Contemporary Australian Cinema:
Writer Nick Cave and director John Hillcoat show that the Australian Outback of the 1880s was as fierce and evocative a setting for what we think of as a "Western" as the South Dakota Badlands. The basic ingredients of fear, courage, lawlessness, punishment and revenge combine with poetic appreciation of the land and the lit up skies of a sunset.
The proposition itself is introduced when, as a result of a gunfight, Captain Stanley (Ray Winstone) captures Charlie Burns (Guy Pearce) and his younger brother Mikey (Richard Wilson). He seems a reasonable fellow with an edge of brutality, as the need arises. His need now for the rapists and murderers of a defenseless woman in town is so great that he offers to release Charlie if he will gun down his own brother, Arthur, who's proven his criminal brutality. No one else in town would consider letting a Burns off on a promise, but Stanley is a man who weighs relative guilt, and he's not so much letting Charlie off as letting him loose.
Why he needs Charlie to esentially do his dirty work is that Arthur is holed up in a canyon with his gang that even the natives can't approach. But his own brother can get in to put an end to the elder Burns' rampage of terror and cruelty. And Charlie is a man conflicted between love and condemnation. His brother is a vicious, immoral killer.

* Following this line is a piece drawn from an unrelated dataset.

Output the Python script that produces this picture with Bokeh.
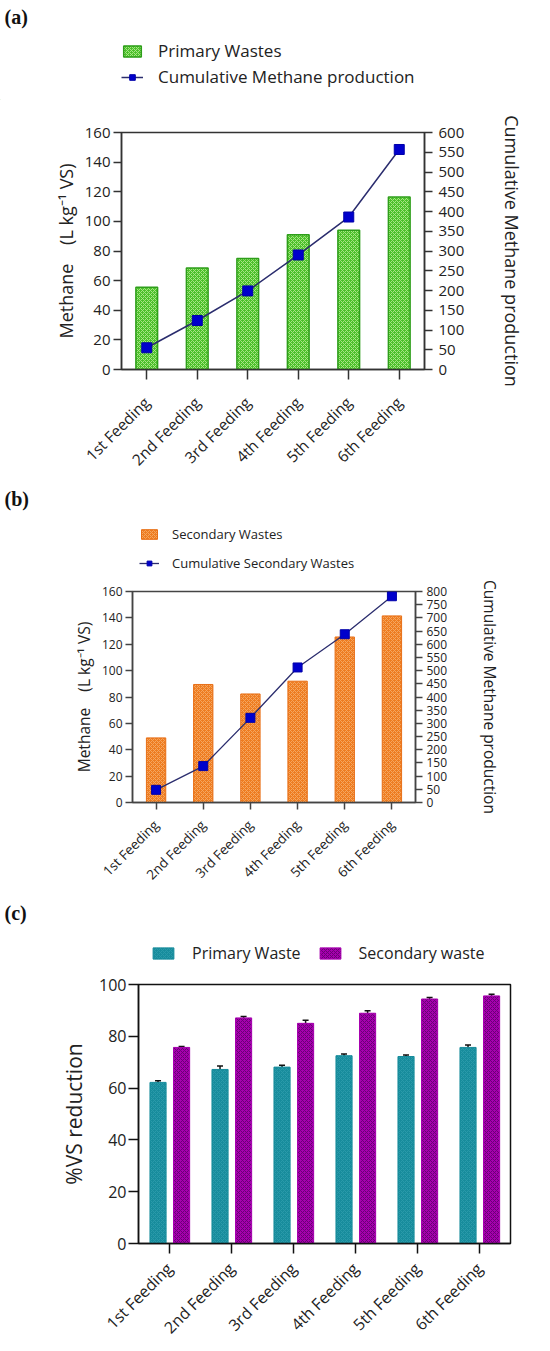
import math
from bokeh.plotting import figure
from bokeh.models import (Range1d, LinearAxis, FixedTicker, Legend, LegendItem, Label,
                          Whisker, ColumnDataSource, FactorRange, TeeHead)
from bokeh.layouts import column
from bokeh.embed import file_html
from bokeh.resources import INLINE
from bokeh.transform import dodge

# ---------------- data ----------------
feedings = ["1st Feeding", "2nd Feeding", "3rd Feeding", "4th Feeding", "5th Feeding", "6th Feeding"]

primary_methane = [55.5, 68.5, 75.0, 91.0, 94.0, 116.5]
primary_cumulative = [55, 124, 199, 290, 386, 557]

secondary_methane = [49.0, 89.5, 82.3, 92.0, 125.5, 141.5]
secondary_cumulative = [48, 138, 321, 512, 638, 782]

vs_primary = [62.2, 67.2, 68.1, 72.5, 72.2, 75.7]
vs_primary_err = [0.6, 1.3, 0.7, 0.7, 0.6, 0.9]
vs_secondary = [75.7, 87.1, 85.0, 88.9, 94.4, 95.6]
vs_secondary_err = [0.4, 0.5, 1.2, 1.0, 0.6, 0.6]

left_ticks_ab = list(range(0, 161, 20))
right_ticks_a = list(range(0, 601, 50))
right_ticks_b = list(range(0, 801, 50))
ticks_c = list(range(0, 101, 20))

FONT = "Open Sans"
W = 534
NB = "\u00a0"

GREEN = dict(fill_color="#4CC02A", line_color="#2E9E1A", line_width=1.5,
             hatch_pattern="diagonal_cross", hatch_color="#A6E685", hatch_scale=4, hatch_weight=1)
ORANGE = dict(fill_color="#EE7C20", line_color="#E87018", line_width=1,
              hatch_pattern="diagonal_cross", hatch_color="#F5A660", hatch_scale=4, hatch_weight=1)
TEAL = dict(fill_color="#178C9C", line_color="#178C9C",
            hatch_pattern="diagonal_cross", hatch_color="#2A9AAA", hatch_scale=4, hatch_weight=1)
MAGENTA = dict(fill_color="#A600AE", line_color="#A600AE",
               hatch_pattern="diagonal_cross", hatch_color="#6A0075", hatch_scale=4, hatch_weight=1)
CUM_LINE = dict(line_color="#2B2D6E")
CUM_MARK = dict(marker="square", fill_color="#0000CC", line_color="#0000AA")


def style_common(p, line_color, tick_size, xlab_size, tick_out, xlab_standoff):
    p.xgrid.grid_line_color = None
    p.ygrid.grid_line_color = None
    p.outline_line_color = line_color
    p.outline_line_width = 1.5
    p.background_fill_color = "white"
    p.border_fill_color = "white"
    for ax in p.axis:
        ax.axis_line_color = line_color
        ax.axis_line_width = 1.5
        ax.major_tick_line_color = line_color
        ax.major_tick_line_width = 1.5
        ax.minor_tick_line_color = None
        ax.major_tick_in = 0
        ax.major_tick_out = tick_out
        ax.major_label_text_font = FONT
        ax.major_label_text_color = "#222222"
        ax.major_label_text_font_size = tick_size
        ax.axis_label_text_font = FONT
        ax.axis_label_text_font_style = "normal"
        ax.axis_label_text_color = "#222222"
    p.xaxis.major_label_orientation = math.pi / 4
    p.xaxis.major_label_text_font_size = xlab_size
    p.xaxis.major_label_standoff = xlab_standoff


def legend_fig(height):
    f = figure(width=W, height=height, x_range=Range1d(0, 1), y_range=Range1d(0, 1),
               x_axis_type=None, y_axis_type=None, output_backend="svg", toolbar_location=None,
               min_border_left=0, min_border_right=0, min_border_top=0, min_border_bottom=0,
               outline_line_color=None)
    f.grid.visible = False
    return f


def panel_label(f, text, y):
    f.add_layout(Label(x=4, y=y, x_units="screen", y_units="screen", text=text,
                       text_font="Liberation Serif", text_font_size="20px",
                       text_font_style="bold", text_baseline="middle", text_color="#111111"))


OFF = [-10]  # dummy legend-only renderers sit outside the visible range

# ---------------- panel (a) ----------------
la = legend_fig(100)
la_bar = la.vbar(x=OFF, top=OFF, width=0.4, **GREEN)
la_line = la.line(x=OFF, y=OFF, line_width=1.5, **CUM_LINE)
la_mark = la.scatter(x=OFF, y=OFF, size=10, **CUM_MARK)
la.add_layout(Legend(items=[LegendItem(label="Primary Wastes", renderers=[la_bar]),
                            LegendItem(label="Cumulative Methane production", renderers=[la_line, la_mark])],
                     location=(121, 12), orientation="vertical", border_line_color=None,
                     background_fill_alpha=0, padding=0, margin=0, glyph_width=22, glyph_height=14,
                     label_standoff=15, spacing=3, label_height=20, label_text_font=FONT,
                     label_text_font_size="17px", label_text_color="#222222"))
panel_label(la, "(a)", 84)

pa = figure(width=W, height=380, x_range=FactorRange(*feedings), y_range=Range1d(0, 160),
            output_backend="svg", toolbar_location=None,
            min_border_left=121, min_border_right=110, min_border_top=32, min_border_bottom=110)
pa.extra_y_ranges = {"cum": Range1d(0, 600)}
ra = LinearAxis(y_range_name="cum", ticker=FixedTicker(ticks=right_ticks_a),
                axis_label="Cumulative Methane production")
pa.add_layout(ra, "right")
pa.yaxis[0].ticker = FixedTicker(ticks=left_ticks_ab)
pa.yaxis[0].axis_label = "Methane" + NB * 4 + "(L kg\u207b\u00b9 VS)"
style_common(pa, "#333333", "15px", "15.5px", 8, 20)
pa.xaxis.major_tick_out = 10
pa.yaxis[0].major_label_standoff = 3
pa.yaxis[0].axis_label_standoff = 4
pa.yaxis[0].axis_label_text_font_size = "18px"
ra.major_label_standoff = 6
ra.axis_label_standoff = 33
ra.axis_label_text_font_size = "18px"

pa.vbar(x=feedings, top=primary_methane, width=0.43, **GREEN)
pa.line(feedings, primary_cumulative, y_range_name="cum", line_width=1.5, **CUM_LINE)
pa.scatter(feedings, primary_cumulative, y_range_name="cum", size=10, **CUM_MARK)

# ---------------- panel (b) ----------------
lb = legend_fig(100)
lb_bar = lb.vbar(x=OFF, top=OFF, width=0.4, **ORANGE)
lb_line = lb.line(x=OFF, y=OFF, line_width=1.3, **CUM_LINE)
lb_mark = lb.scatter(x=OFF, y=OFF, size=9, **CUM_MARK)
lb.add_layout(Legend(items=[LegendItem(label="Secondary Wastes", renderers=[lb_bar]),
                            LegendItem(label="Cumulative Secondary Wastes", renderers=[lb_line, lb_mark])],
                     location=(139, 7), orientation="vertical", border_line_color=None,
                     background_fill_alpha=0, padding=0, margin=0, glyph_width=20, glyph_height=12,
                     label_standoff=13, spacing=9, label_height=20, label_text_font=FONT,
                     label_text_font_size="13px", label_text_color="#222222"))
panel_label(lb, "(b)", 82)

pb = figure(width=W, height=312, x_range=FactorRange(*feedings), y_range=Range1d(0, 160),
            output_backend="svg", toolbar_location=None,
            min_border_left=132, min_border_right=119, min_border_top=11, min_border_bottom=90)
pb.extra_y_ranges = {"cum": Range1d(0, 800)}
rb = LinearAxis(y_range_name="cum", ticker=FixedTicker(ticks=right_ticks_b),
                axis_label="Cumulative Methane production")
pb.add_layout(rb, "right")
pb.yaxis[0].ticker = FixedTicker(ticks=left_ticks_ab)
pb.yaxis[0].axis_label = "Methane" + NB * 4 + "(L kg\u207b\u00b9 VS)"
style_common(pb, "#444444", "12px", "13.5px", 7, 13)
pb.yaxis[0].major_label_standoff = 3
pb.yaxis[0].axis_label_standoff = 4
pb.yaxis[0].axis_label_text_font_size = "15.5px"
rb.major_label_standoff = 4
rb.axis_label_standoff = 29
rb.axis_label_text_font_size = "15.5px"

pb.vbar(x=feedings, top=secondary_methane, width=0.41, **ORANGE)
pb.line(feedings, secondary_cumulative, y_range_name="cum", line_width=1.3, **CUM_LINE)
pb.scatter(feedings, secondary_cumulative, y_range_name="cum", size=9, **CUM_MARK)

# ---------------- panel (c) ----------------
lc = legend_fig(78)
lc_p = lc.vbar(x=OFF, top=OFF, width=0.4, **TEAL)
lc_s = lc.vbar(x=OFF, top=OFF, width=0.4, **MAGENTA)
lc.add_layout(Legend(items=[LegendItem(label="Primary Waste", renderers=[lc_p]),
                            LegendItem(label="Secondary waste", renderers=[lc_s])],
                     location=(150, 6), orientation="horizontal", border_line_color=None,
                     background_fill_alpha=0, padding=0, margin=0, glyph_width=26, glyph_height=14,
                     label_standoff=16, spacing=16, label_height=20, label_text_font=FONT,
                     label_text_font_size="16px", label_text_color="#222222"))
panel_label(lc, "(c)", 58)

src_c = ColumnDataSource(dict(
    x=feedings, p=vs_primary, s=vs_secondary,
    p_lo=[v - e for v, e in zip(vs_primary, vs_primary_err)],
    p_hi=[v + e for v, e in zip(vs_primary, vs_primary_err)],
    s_lo=[v - e for v, e in zip(vs_secondary, vs_secondary_err)],
    s_hi=[v + e for v, e in zip(vs_secondary, vs_secondary_err)],
))
pc = figure(width=W, height=378, x_range=FactorRange(*feedings), y_range=Range1d(0, 100),
            output_backend="svg", toolbar_location=None,
            min_border_left=138, min_border_right=24, min_border_top=14, min_border_bottom=104)
pc.yaxis.ticker = FixedTicker(ticks=ticks_c)
pc.yaxis.axis_label = "%VS reduction"
style_common(pc, "#111111", "16px", "16px", 10, 12)
pc.yaxis.major_label_standoff = 2
pc.yaxis.axis_label_standoff = 8
pc.yaxis.axis_label_text_font_size = "21px"

pc.vbar(x=dodge("x", -0.185, range=pc.x_range), top="p", width=0.26, source=src_c, **TEAL)
pc.vbar(x=dodge("x", 0.195, range=pc.x_range), top="s", width=0.26, source=src_c, **MAGENTA)
for off, lo, hi in ((-0.185, "p_lo", "p_hi"), (0.195, "s_lo", "s_hi")):
    pc.add_layout(Whisker(base=dodge("x", off, range=pc.x_range), lower=lo, upper=hi,
                          source=src_c, line_color="#111111", line_width=1.5,
                          upper_head=TeeHead(size=6, line_color="#111111", line_width=1.5),
                          lower_head=TeeHead(size=6, line_color="#111111", line_width=1.5)))

layout = column([column(f) for f in (la, pa, lb, pb, lc, pc)], spacing=0)
open("out.html", "w").write(file_html(layout, INLINE))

The relatively wise and sensible law man's decision is questioned by the imperious town boss Fletcher (David Wenham) and complicated by the appearance of his own wife, Martha (Emily Watson) in his prison at a time when his men are in the middle of goading Mikey Burns rather mercilessly in a cell. Anything she may witness and hear are details of his job he wishes to conceal from her sensitivities lest her awareness upset the peaceful enjoyment of marriage -- one which they hold up with the calm niceties and values of English refinement in their remote ranch house. The Stanley home sanctum represents a bastion of fine tenderness and propriety away from noisy brutality and the unsparing wilderness. He does not wish to have it compromised.
After Charlie is speared through the chest by a group of native warriors, he's brought back to health by brother Arthur's woman. He heals quickly enough to bring Arthur and gang back to town to effect a rescue of Mikey, not knowing that he's been lashed by those who demand more than the Captain's moderation. When the elder Burns see their injured brother, family blood boils, and the question turns to whether Charlie is going to satisfy the terms of Captain Stanley's proposition.
Guy Pearce is as appropriate to the role of a renegade with a tight spine and moral fiber as he was in the intellectually clever "Memento," the lawyer of "L.A. Confidential" and the depraved nightclub singer of "A Slipping Down Life." The high cheek bones and wiry physicality of the man serve him well as a tough hombre on a saddle and his very complete talent does the rest. As always, he's a joy to watch as he grapples with the moral ambivalence of his character.
Danny Huston, too, surprises with an almost spiritual version of a bad guy of the plains, flowing hair and beard, duster, the works. After his CIA boss of "Covert One: The Hades Factor" (a mini TV series), and his British Charges d'Affair of "The Constant Gardener," he, too, delivers a wholly transforming persona as an arch and shrewdly intelligent villain -- one whose cold analysis of men who might be enemies is scarier than his willingness to pull the trigger.
Ray Winstone, with whom we spend much time as the central icon of law and reason fending off the rage of the citizens and the thin moral fiber of his deputies is thick, slightly overexpressive, and stalwart, in a role that might well have gone to Gene Hackman in another time and place.
Emily Watson is as wild-west pulchritudinous as befits a lady in trying circumstances, and John Hurt as Jellon Lamb, the treacherous bounty hunter who is after Arthur or any other Burns bro, is in the process of showing us that his dramatic spunk has increased in his mature years. Considering what he delivered in "V for Vendetta," after 126 films and a career of 40+ years -- when many an actor is happy to merely echo the highlights of their pedigree -- this guy's just starting to treat us to his spectrum of colors.
And, you just can't do an Australian Outback film without David Gumpilil.
Screenwriter Nick Cave does a few folk-style songs and co-wrote (with Warren Ellis) the nostalgic, evocative score that helps you feel the sandy reaches and turbulent disorder of a punishing frontier. All together, it's a film with a talented ensemble cast in a visceral, stinging story of frontier justice and the pursuit of it by flawed men. It may have been inspired by the American Western, but its integrity and power is all its own. Drivingly well done, mates.